Patients suffering from the agony of cluster headaches will take anything to dull the pain, even LSD, it turns out. Results from a pilot study presented here on Saturday at the International Headache Congress reveal that six patients treated with 2-bromo-LSD, a nonhallucinogenic analog of LSD, showed a significant reduction in cluster headaches per day; some were free of the attacks for weeks or months.
“Some of these patients are still reporting significant relief more than a year after they were treated with the compound,” says John Halpern, a psychiatrist at Harvard Medical School in Boston and one of the investigators involved in the study. “Nobody has ever reported these kinds of results.”
“What causes these attacks is still not clear,” says Peter Goadsby, a headache expert at the University of California, San Francisco, who is not connected with the research. But recent studies suggest that changes in the structure of the hypothalamus are involved. Because that part of the brain is responsible for, among other things, circadian rhythms, the daily cycle of our body that dictates when we sleep but also regulates body temperature and blood pressure, it could explain the periodicity of attacks and why they seem to occur particularly often around the solstices.
Although there is no cure, patients can sometimes cure the headache by inhaling pure oxygen at the onset of an attack. Other treatments include blocking calcium channels with the drug verapamil—which is used for cardiac arrhythmia—or taking triptans, also used for migraines. Some patients have also reported finding relief in hallucinogenic drugs such as LSD and psilocybin.
Those reports intrigued Torsten Passie, a psychiatrist at the Hannover Medical School in Germany and an expert on LSD. So he, Halpern, and colleagues decided to test 2-bromo-LSD (BOL), which was developed by Sandoz, the Swiss company that discovered the psychedelic effects of LSD and marketed it as a drug for some time, as a kind of placebo compound in LSD trials.

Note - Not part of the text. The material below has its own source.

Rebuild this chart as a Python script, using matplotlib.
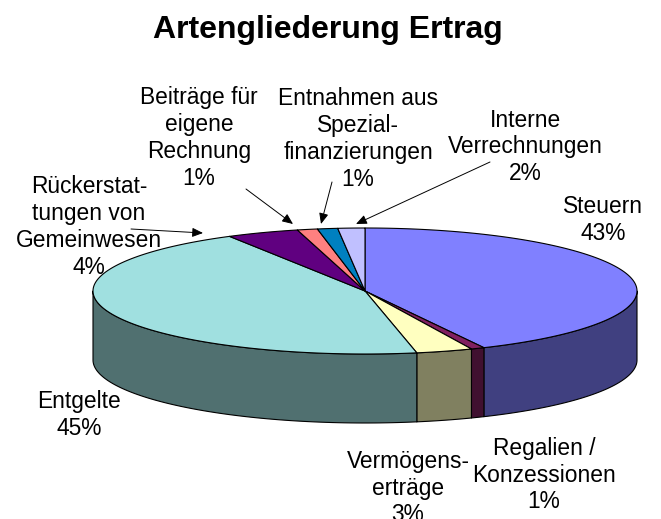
import numpy as np
from matplotlib import pyplot as plt
from matplotlib.patches import Polygon

plt.rcParams['font.family'] = ['Liberation Sans', 'DejaVu Sans']

# shares (labels are rounded in the original)
names = ['Steuern', 'Regalien', 'Vermoegen', 'Entgelte', 'Rueck', 'Beitraege', 'Entnahmen', 'Interne']
shares = [42.8, 0.8, 3.35, 44.75, 4.3, 1.2, 1.2, 1.6]
top_colors = ['#8080FF', '#802060', '#FFFFC0', '#A0E0E0', '#600080', '#FF8080', '#0080C0', '#C0C0FF']
side_colors = ['#404080', '#401030', '#808060', '#507070', '#300040', '#804040', '#004060', '#606080']

labels = ['Steuern\n43%', 'Regalien /\nKonzessionen\n1%', 'Vermögens-\nerträge\n3%', 'Entgelte\n45%',
          'Rückerstat-\ntungen von\nGemeinwesen\n4%', 'Beiträge für\neigene\nRechnung\n1%',
          'Entnahmen aus\nSpezial-\nfinanzierungen\n1%', 'Interne\nVerrechnungen\n2%']
label_x = [603, 544, 408, 79, 89, 199, 358, 525]
label_y = [220, 475, 488, 415, 227, 138, 139, 147]

CX, CY = 365, 291
RX, RY = 272, 63
DEPTH = 69


def ellipse(a):
    # a is clockwise from 12 o'clock, in radians
    return CX + RX * np.sin(a), CY - RY * np.cos(a)


fig = plt.figure(figsize=(6.61, 5.19), dpi=100)
ax = fig.add_axes([0, 0, 1, 1])
ax.set_xlim(0, 661)
ax.set_ylim(519, 0)
ax.axis('off')

edges = np.cumsum([0] + shares) / sum(shares) * 2 * np.pi

# side wall, only the part of the rim facing the viewer
for i in range(len(shares)):
    a0 = max(edges[i], np.pi / 2)
    a1 = min(edges[i + 1], 3 * np.pi / 2)
    if a1 <= a0:
        continue
    t = np.linspace(a0, a1, 80)
    x, y = ellipse(t)
    xs = np.r_[x, x[::-1]]
    ys = np.r_[y, y[::-1] + DEPTH]
    ax.add_patch(Polygon(np.c_[xs, ys], closed=True, fc=side_colors[i], ec='black', lw=0.8, joinstyle='round'))

# top face
for i in range(len(shares)):
    t = np.linspace(edges[i], edges[i + 1], 200)
    x, y = ellipse(t)
    ax.add_patch(Polygon(np.c_[np.r_[CX, x], np.r_[CY, y]], closed=True, fc=top_colors[i], ec='black', lw=0.8,
                         joinstyle='round'))

# leader arrows
arrow_from = [(131, 229), (246, 189), (332, 182), (490, 162)]
arrow_to = [(203, 233), (293, 224), (321, 224), (356, 224)]
for p0, p1 in zip(arrow_from, arrow_to):
    ax.annotate('', xy=p1, xytext=p0,
                arrowprops=dict(arrowstyle='-|>,head_length=0.65,head_width=0.28', color='black', lw=0.7,
                                shrinkA=0, shrinkB=0, mutation_scale=10))

for i in range(len(labels)):
    ax.text(label_x[i], label_y[i], labels[i], ha='center', va='center', fontsize=16.4, color='black',
            linespacing=1.22, clip_on=True)

ax.text(328, 38, 'Artengliederung Ertrag', ha='center', va='baseline', fontsize=23, fontweight='bold')

fig.savefig('out.png', dpi=100)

At the conference, Halpern and Passie presented the data of six patients with severe cluster headache who were given BOL once every 5 days for a total of three doses. All patients reported a reduction in frequency of attacks, and five patients reported having no attacks for months afterward.
“There seems to be a long-term prophylactic effect that we cannot explain,” Halpern says. The team has since treated a seventh patient with similar results. “Compared to what these headache sufferers currently have available to them, this is quite remarkable. It could lead to a near-cure-like treatment”, Halpern says. He and Passie have founded a company called Entheogen Corp. to fund further research and are hoping to start a phase II clinical trial with 50 patients later this year.
Goadsby points to shortcomings in the research, however. “These are just a few patients in a completely unblinded study; you would certainly expect some placebo effect,” he says. Indeed, Goadsby has done a double-blind study comparing pure oxygen and air in the treatment of cluster headache. Twenty percent of the patients treated with air, the placebo, reported pain reduction. Because cluster headaches can occur in episodes and then vanish again for months or years, it is also difficult to distinguish a drug’s long-term effect from normal attack patterns, Goadsby cautions. “Still,” he says, “this is an interesting study, and it certainly warrants further investigation.”